There is also a continuum between normality and pathology in society's psychological well-being. The high school shooters may be on or past the margins of normality. But they are not freaks disconnected from the prevailing trends of the world around them.

It's important that we have school guidance counsellors to catch those going over the edge and to sound alarm bells when some teens are ready to explode. But even a boatload of guidance counsellors will not heal the underlying sickness in society.

Twenty years ago, historian Christopher Lasch characterized Western society as narcissistic. People in our culture alternate between self-absorption and a sense of omnipotence, on one hand, and feelings of emptiness and inauthenticity on the other.

All of us, to a greater or lesser degree, feel we should be able to control the universe and we become despondent when those feelings are not born out. It is almost beyond our capability to grasp life's most important paradox - that suffering and gratitude can co-exist. "We demand too much of life, too little of ourselves," Lasch wrote.

Personal maturity involves the acceptance of limits. Moral limits and limits to our material possession, for sure. But more deeply, limits to the self. We are not and cannot be self-sufficient. There is something greater than us which requires our devoted attention.

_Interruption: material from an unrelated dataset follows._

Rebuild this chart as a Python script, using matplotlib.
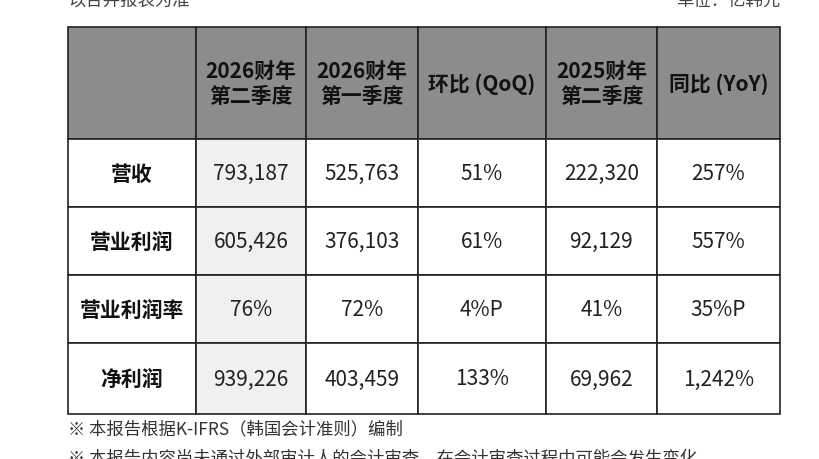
import matplotlib.pyplot as plt
from matplotlib.patches import Rectangle

plt.rcParams['font.family'] = ['Noto Sans CJK SC', 'DejaVu Sans']

headers = ['', '2026财年\n第二季度', '2026财年\n第一季度', '环比 (QoQ)', '2025财年\n第二季度', '同比 (YoY)']
row_labels = ['营收', '营业利润', '营业利润率', '净利润']
cells = [
    ['793,187', '525,763', '51%', '222,320', '257%'],
    ['605,426', '376,103', '61%', '92,129', '557%'],
    ['76%', '72%', '4%P', '41%', '35%P'],
    ['939,226', '403,459', '133%', '69,962', '1,242%'],
]
note_top_left = '以合并报表为准'
note_top_right = '单位：亿韩元'
notes = ['※ 本报告根据K-IFRS（韩国会计准则）编制',
         '※ 本报告内容尚未通过外部审计人的会计审查，在会计审查过程中可能会发生变化']

col_x = [68, 196, 306, 418, 546, 657, 780]
row_y = [28, 140, 208, 276, 344, 415]

fig = plt.figure(figsize=(8.2, 4.6), dpi=100)
ax = fig.add_axes([0, 0, 1, 1])
ax.set_xlim(0, 820)
ax.set_ylim(460, 0)
ax.axis('off')

# header
for j in range(6):
    x0, x1 = col_x[j], col_x[j + 1]
    ax.add_patch(Rectangle((x0, row_y[0]), x1 - x0, row_y[1] - row_y[0],
                           facecolor='#8c8c8c', edgecolor='#222222', lw=1.2))
    ax.text((x0 + x1) / 2, (row_y[0] + row_y[1]) / 2, headers[j], ha='center', va='center',
            fontsize=15, fontweight='bold', color='#111111', linespacing=1.25)

for i, lab in enumerate(row_labels):
    y0, y1 = row_y[i + 1], row_y[i + 2]
    cy = (y0 + y1) / 2
    for j in range(6):
        x0, x1 = col_x[j], col_x[j + 1]
        fc = '#f0f0f0' if j == 1 else 'white'
        ax.add_patch(Rectangle((x0, y0), x1 - x0, y1 - y0, facecolor=fc,
                               edgecolor='#222222', lw=1.2))
        if j == 0:
            ax.text((x0 + x1) / 2, cy, lab, ha='center', va='center', fontsize=15,
                    fontweight='bold', color='#111111')
        else:
            ax.text((x0 + x1) / 2, cy, cells[i][j - 1], ha='center', va='center',
                    fontsize=15, color='#222222')

ax.text(68, 10, note_top_left, ha='left', va='bottom', fontsize=12.5, color='#444444')
ax.text(780, 10, note_top_right, ha='right', va='bottom', fontsize=12.5, color='#444444')
ax.text(68, 429, notes[0], ha='left', va='center', fontsize=12.5, color='#333333')
ax.text(68, 459, notes[1], ha='left', va='center', fontsize=12.5, color='#333333')

fig.savefig('out.png', dpi=100)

On this basis, some might conclude that the solution is to get everybody back to church on Sunday. That's too facile. The U.S. has the highest level of church attendance in the Western world as well as the highest level of violence.

More basically, our culture has sold us a bill of goods. We are told repeatedly - especially through the media - that we can and should have it all. Our sense of omnipotence - which used to be tempered by shorter life expectancy and a lower standard of living, even if the parents didn't impose moral discipline - today sometimes meets little resistance early in life.

Further, the medium of TV itself - irrespective of its banal content - restricts a person's ability to develop an interior life where one can engage in conversation with oneself (or with God). Simply put, watch too much TV and you'll be an empty person.

Combine the two - omnipotence and emptiness - in the already confusing period of adolescence and you have a recipe for disaster.

The healing of this disease is a massive project and an essentially spiritual one. Healing can be found only by a personal and societal response to the Transcendent - a recognizing that we are creatures and that only God is omnipotent. For each person, this is a massive project, the work of a lifetime. For a society, it is a task beyond comprehension. Our hope lies in the fact that with God all things are possible.